At the July 26, 1897 meeting of the M & M Board of Directors, held in the association’s offices in the Wilcox Building, this recommendation of a committee was unanimously adopted:

“In order to make the work more effective, and to reach the very sources that are expected to produce the desired results, competent women may be employed to visit housekeepers, and to point out to them the general benefits that will follow rigid adherence to the principle of patronizing home industry. These women will not be allowed to solicit trade for any article, but will be instructed to talk only on the subject from a general stand-point.”

An Oct. 16 article in the Times reports that the start of the effort would come in “a few days.”

The article tells how a housewife “sufficiently interested in the success of the movement” would be given blank pledges, and if she could get 25 of them signed, she would become president of a “home-products club.”
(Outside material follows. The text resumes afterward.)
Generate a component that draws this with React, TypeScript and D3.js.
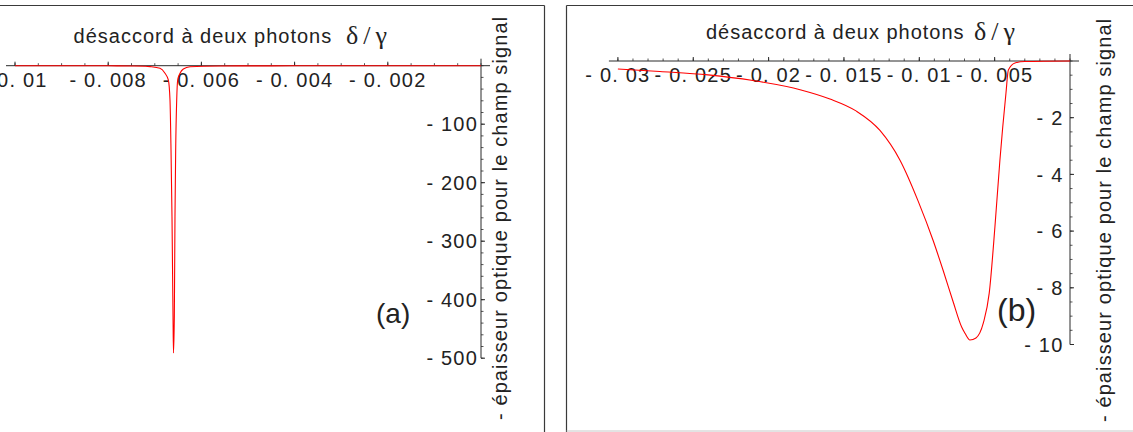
import React from 'react';
import * as d3 from 'd3';

// ---- Data ----
// Panel (a): two-photon detuning (delta/gamma) vs minus optical depth
const leftDetuning = [
  -0.01, -0.009, -0.008, -0.0075, -0.0072, -0.0071, -0.006888, -0.006781, -0.00671,
  -0.006674, -0.006652, -0.006631, -0.006609, -0.006599, -0.006581, -0.006567,
  -0.006552, -0.00653, -0.006509, -0.006459, -0.006388, -0.006245, -0.0056, -0.005,
  -0.004, -0.002, 0,
];
const leftDepth = [
  -0.05, -0.1, -0.2, -0.5, -1.0, -1.6, -4.4, -13, -24.4,
  -58.6, -144, -258, -429, -491, -429, -258,
  -144, -58.6, -24.4, -13, -5.6, -1.7, -0.5, -0.35,
  -0.2, -0.1, 0,
];

// Panel (b)
const rightDetuning = [
  -0.03, -0.02721, -0.02402, -0.02104, -0.01785, -0.01593, -0.0142, -0.01261, -0.01128,
  -0.01007, -0.00907, -0.00841, -0.00775, -0.00719, -0.00697, -0.00664, -0.00624,
  -0.00575, -0.00536, -0.00498, -0.00465, -0.00425, -0.00409, -0.00365, -0.00299, 0,
];
const rightDepth = [
  -0.28, -0.37, -0.49, -0.69, -1.02, -1.34, -1.76, -2.45, -3.5,
  -4.95, -6.35, -7.4, -8.5, -9.38, -9.6, -9.84, -9.77,
  -9.24, -8.19, -5.84, -3.49, -1.14, -0.32, -0.07, -0.02, 0,
];

// Ticks
const leftXTicks = [-0.01, -0.008, -0.006, -0.004, -0.002];
const leftXTickLabels = ['- 0. 01', '- 0. 008', '- 0. 006', '- 0. 004', '- 0. 002'];
const leftYTicks = [-100, -200, -300, -400, -500];
const leftYTickLabels = ['- 100', '- 200', '- 300', '- 400', '- 500'];
const rightXTicks = [-0.03, -0.025, -0.02, -0.015, -0.01, -0.005];
const rightXTickLabels = ['- 0. 03', '- 0. 025', '- 0. 02', '- 0. 015', '- 0. 01', '- 0. 005'];
const rightYTicks = [-2, -4, -6, -8, -10];
const rightYTickLabels = ['- 2', '- 4', '- 6', '- 8', '- 10'];

const xTitle = 'désaccord à deux photons';
const xSymbol = 'δ/γ';
const yTitle = '- épaisseur optique pour le champ signal';
const panelLetters = ['(a)', '(b)'];

const SANS = '"Liberation Sans", Arial, Helvetica, sans-serif';
const SERIF = '"Liberation Serif", "Times New Roman", serif';
const AXIS = '#2b2b2b';
const TEXT = '#222';

type PanelProps = {
  xs: number[];
  ys: number[];
  xDomain: [number, number];
  xRange: [number, number];
  yDomain: [number, number];
  yRange: [number, number];
  xTicks: number[];
  xTickLabels: string[];
  yTicks: number[];
  yTickLabels: string[];
  xMinorStep: number;
  yMinorStep: number;
  yLabelGap: number;
  titleX: number;
  titleY: number;
  symbolX: number;
  yTitleX: number;
  yTitleY: number;
  letter: string;
  letterX: number;
  letterY: number;
  letterSize: number;
};

function Panel(p: PanelProps) {
  const x = d3.scaleLinear().domain(p.xDomain).range(p.xRange);
  const y = d3.scaleLinear().domain(p.yDomain).range(p.yRange);
  const x0 = x(0);
  const y0 = y(0);
  const pts = p.xs.map((v, i) => [v, p.ys[i]] as [number, number]);
  const line = d3
    .line<[number, number]>()
    .x((d) => x(d[0]))
    .y((d) => y(d[1]))
    .curve(d3.curveMonotoneX);

  const xMin = p.xDomain[0];
  const yMin = p.yDomain[1];
  const xMinor = d3.range(0, Math.round(-xMin / p.xMinorStep) + 1).map((k) => -k * p.xMinorStep);
  const yMinor = d3.range(0, Math.round(-yMin / p.yMinorStep) + 1).map((k) => -k * p.yMinorStep);

  return (
    <g>
      {/* x axis */}
      <line x1={x(xMin) - 9} x2={x0 + 9} y1={y0} y2={y0} stroke={AXIS} strokeWidth={1} />
      {xMinor.map((t, i) => (
        <line key={'xm' + i} x1={x(t)} x2={x(t)} y1={y0} y2={y0 - 2.5} stroke={AXIS} strokeWidth={0.8} />
      ))}
      {p.xTicks.map((t, i) => (
        <g key={'xt' + i}>
          <line x1={x(t)} x2={x(t)} y1={y0} y2={y0 - 4} stroke={AXIS} strokeWidth={1} />
          <text
            x={x(t)}
            y={y0 + 21}
            textAnchor="middle"
            fontFamily={SANS}
            fontSize={20}
            letterSpacing={1.2}
            fill={TEXT}
          >
            {p.xTickLabels[i]}
          </text>
        </g>
      ))}
      {/* y axis */}
      <line x1={x0} x2={x0} y1={y0 - 7} y2={y(yMin)} stroke={AXIS} strokeWidth={1} />
      {yMinor.map((t, i) => (
        <line key={'ym' + i} x1={x0} x2={x0 + 2.5} y1={y(t)} y2={y(t)} stroke={AXIS} strokeWidth={0.8} />
      ))}
      {p.yTicks.map((t, i) => (
        <g key={'yt' + i}>
          <line x1={x0} x2={x0 + 4} y1={y(t)} y2={y(t)} stroke={AXIS} strokeWidth={1} />
          <text
            x={x0 - p.yLabelGap}
            y={y(t)}
            dy="0.36em"
            textAnchor="end"
            fontFamily={SANS}
            fontSize={20}
            letterSpacing={1.2}
            fill={TEXT}
          >
            {p.yTickLabels[i]}
          </text>
        </g>
      ))}
      {/* curve */}
      <path d={line(pts) || ''} fill="none" stroke="#ff0000" strokeWidth={1.1} />
      {/* titles */}
      <text x={p.titleX} y={p.titleY} fontFamily={SANS} fontSize={20} letterSpacing={1.0} fill={TEXT}>
        {xTitle}
      </text>
      <text x={p.symbolX} y={p.titleY + 1} fontFamily={SERIF} fontSize={26} letterSpacing={5} fill={TEXT}>
        {xSymbol}
      </text>
      <text
        transform={`translate(${p.yTitleX},${p.yTitleY}) rotate(-90)`}
        fontFamily={SANS}
        fontSize={20}
        letterSpacing={1.1}
        fill={TEXT}
      >
        {yTitle}
      </text>
      <text x={p.letterX} y={p.letterY} fontFamily={SANS} fontSize={p.letterSize} fill={TEXT}>
        {p.letter}
      </text>
    </g>
  );
}

export default function App() {
  return (
    <svg
      width={1133}
      height={432}
      viewBox="0 0 1133 432"
      style={{ position: 'absolute', left: 0, top: 0, background: '#fff' }}
    >
      <rect x={0} y={0} width={1133} height={432} fill="#fff" />
      {/* panel frames */}
      <line x1={0} x2={544.5} y1={5.5} y2={5.5} stroke="#3a3a3a" strokeWidth={1.2} />
      <line x1={544.5} x2={544.5} y1={5.5} y2={432} stroke="#3a3a3a" strokeWidth={1.2} />
      <line x1={566.5} x2={1133} y1={5.5} y2={5.5} stroke="#3a3a3a" strokeWidth={1.2} />
      <line x1={566.5} x2={566.5} y1={5.5} y2={432} stroke="#3a3a3a" strokeWidth={1.2} />
      <line x1={566.5} x2={1133} y1={431} y2={431} stroke="#c8c8c8" strokeWidth={1} />

      <Panel
        xs={leftDetuning}
        ys={leftDepth}
        xDomain={[-0.01, 0]}
        xRange={[15, 481]}
        yDomain={[0, -500]}
        yRange={[65.7, 358.2]}
        xTicks={leftXTicks}
        xTickLabels={leftXTickLabels}
        yTicks={leftYTicks}
        yTickLabels={leftYTickLabels}
        xMinorStep={0.0005}
        yMinorStep={20}
        yLabelGap={3}
        titleX={73.6}
        titleY={43}
        symbolX={346}
        yTitleX={506.5}
        yTitleY={420}
        letter={panelLetters[0]}
        letterX={376}
        letterY={323}
        letterSize={28}
      />
      <Panel
        xs={rightDetuning}
        ys={rightDepth}
        xDomain={[-0.03, 0]}
        xRange={[617.9, 1070]}
        yDomain={[0, -10]}
        yRange={[61, 344.5]}
        xTicks={rightXTicks}
        xTickLabels={rightXTickLabels}
        yTicks={rightYTicks}
        yTickLabels={rightYTickLabels}
        xMinorStep={0.001}
        yMinorStep={0.5}
        yLabelGap={6.5}
        titleX={706}
        titleY={39}
        symbolX={974}
        yTitleX={1111}
        yTitleY={422}
        letter={panelLetters[1]}
        letterX={997}
        letterY={321}
        letterSize={32}
      />
    </svg>
  );
}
Once 25 of the clubs were started, the presidents  would be called together and would comprise an executive committee and would “be given further charge of the work.” Upon opening of a permanent “home products” exhibition hall (which was in the offing), the executive committee members would be the beneficiaries of  entertainment and lectures. While the overall campaign to promote local goods was a success, the plan to form  home products clubs fizzled.

Some merchants got behind the effort to promote the buying of home products. Here, for example, is an ad for Newberry’s grocery store which appeared in the Times on April 1, 1897:
 

 

 

Newberry’s was located just two doors to the south of the competing H. Jevne Company (original occupant of the space now housing MetNews operations). Its proprietor, Hans Jevne, a prominent civic leader—spotlighted in a previous series of columns—was not involved in the “home products” movement. While he donated a prize for the baby contest that took place during the exposition, there was no Jevne booth to show off products he manufactured (such as bread and olive oil).

Jevne, though a local producer of products, was also a major wholesaler and retailer of goods from the East Coast...as well as delicacies from countries abroad, including his native Norway.

In 1897, he was a member of the Committee of Thirty which ran La Fiesta de Los Angeles, was a city delegate to a state Pure Foods Congress in San Francisco, was an active supporter of the M & M’s WPA-style project in Elysian Park which provided jobs to the impecunious, and was on the Finance Committee of the Board of Trade as well as a joint committee of the M & M, Chamber of Commerce, and Board of Trade that was seeking the proper cleaning of city streets.

But Jevne was one civic leader who, on the subject of consumers restricting their purchases to “home products” (when feasible), was mum. And it is a sure bet that his wife, Mina, did not sign the M & M’s loyalty oath.